Hendrickson stressed that not all courtesy pay programs are equal.

"I fundamentally believe that most credit union boards and CEOs are trying to do the best they can to offer great service to their members," he said. "We are in an industry that allows you to set your policies and procedures within a framework allowed by NCUA and legislation - as long as a credit union is doing that, no one has a right to really make judgments because they don't answer to the board or membership of that credit union."

Hendrickson said that by eliminating courtesy pay or restricting NSF fee income, the checking programs will have to change.

"Consumer behavior will not change, and I believe they will be paying similar costs for the service by going somewhere else," he said. "We are just changing the hands of who receives the income. I would prefer it be credit unions so we can continue the outreach and education programs.
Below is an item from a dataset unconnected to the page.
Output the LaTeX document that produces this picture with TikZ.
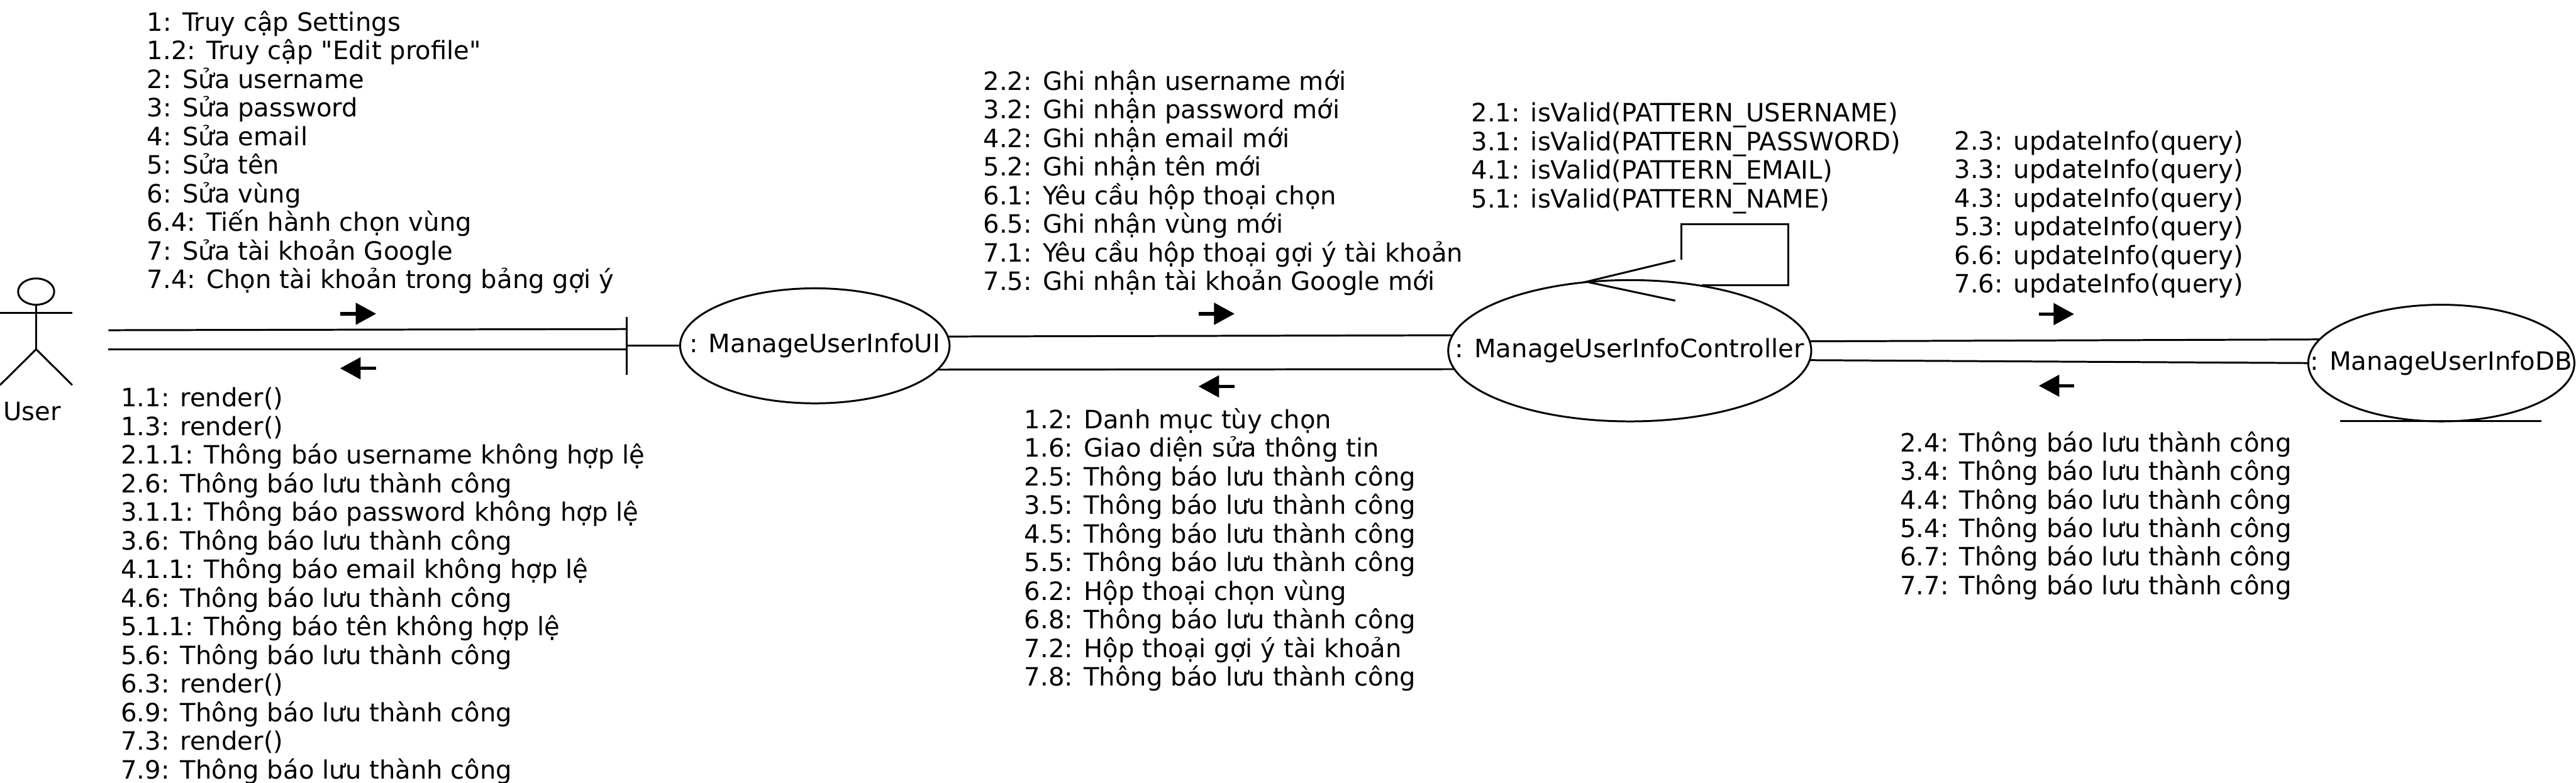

More than likely, fewer individuals will have access to checking which will force the underserved to the predatory lending organizations that will open up more locations to serve their needs. Eliminating programs or restricting fees will only hurt consumers and credit unions in the long run."

According to CUNA, based on fee surveys from 2006-07 and 2008-09, at year-end 2007 CU fee income accounted for 12% of gross income. By comparison, the same figure was 7.9% at year-end 2000. At year-end 2007, NSF/overdraft accounted for 43.1% of total fee income. As of year-end 2005, on average, credit union fee income accounted for 13.3% of gross income. That was up from 12% in 2004, and 8% in 2001. The largest source of fee income for credit unions was NSF/overdraft fees, accounting for 41.3% of total fees. The surveys also showed that fee income at mid-year 2009 accounted for 11.5% of total income.